Simone Del Rosario: When inflation was getting out of hand in 2022, the Fed went on this big rate hike campaign to tighten monetary conditions and get people and businesses to spend less, which would hopefully bring down prices. 

They hiked the Fed funds target range all the way to 5.25% to 5.5%, and they’ve held it there for more than a year now. This is the highest the rate has been since early 2001. 

But now inflation is very close to the 2% target, unemployment is rising, and it’s time to bring down this rate before triggering a recession.  

Now how low will the rate go? Markets seem to think by next summer, the rate will go down to below 3%, which would mean cutting 250 basis points in less than a year. 

Joseph Wang: The pricing in the market seems to be pretty aggressive. From my perspective, I think there’s too much doom and gloom being priced in. My base case expectation is that rather than having a series of huge cuts that the market is assuming that we have, some steady 25 basis point cuts, and maybe the cut cycle ends, let’s say around three and a half percent, rather than below 3%.

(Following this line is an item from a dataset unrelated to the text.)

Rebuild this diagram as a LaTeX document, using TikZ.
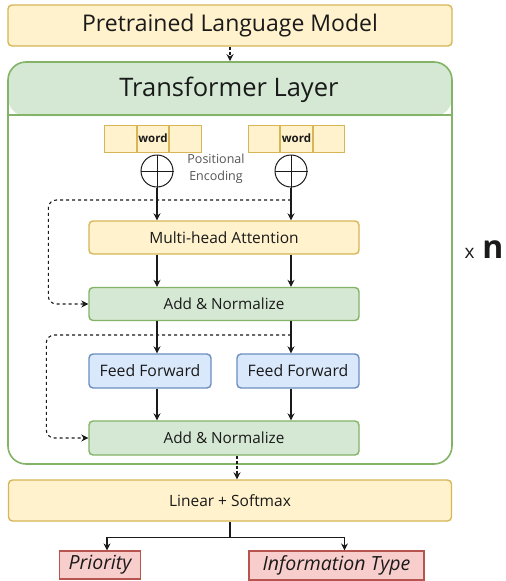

Simone Del Rosario: Wherever it lands, you will see a change in what it costs to borrow money. In the same way as when the Fed was hiking rates, and mortgage rates, auto loans and credit card interest rates got more expensive, this time those interest rates will also go down. 

In fact, we’re already seeing it. In anticipation of Wednesday’s Fed cut, mortgage rates have fallen to levels not seen since early 2023. Now, if the Fed cuts by 25 basis points, that’s pretty much priced into the mortgage rates we see today. If they go jumbo-sized to 50 basis points, we could see mortgage rates go down even more.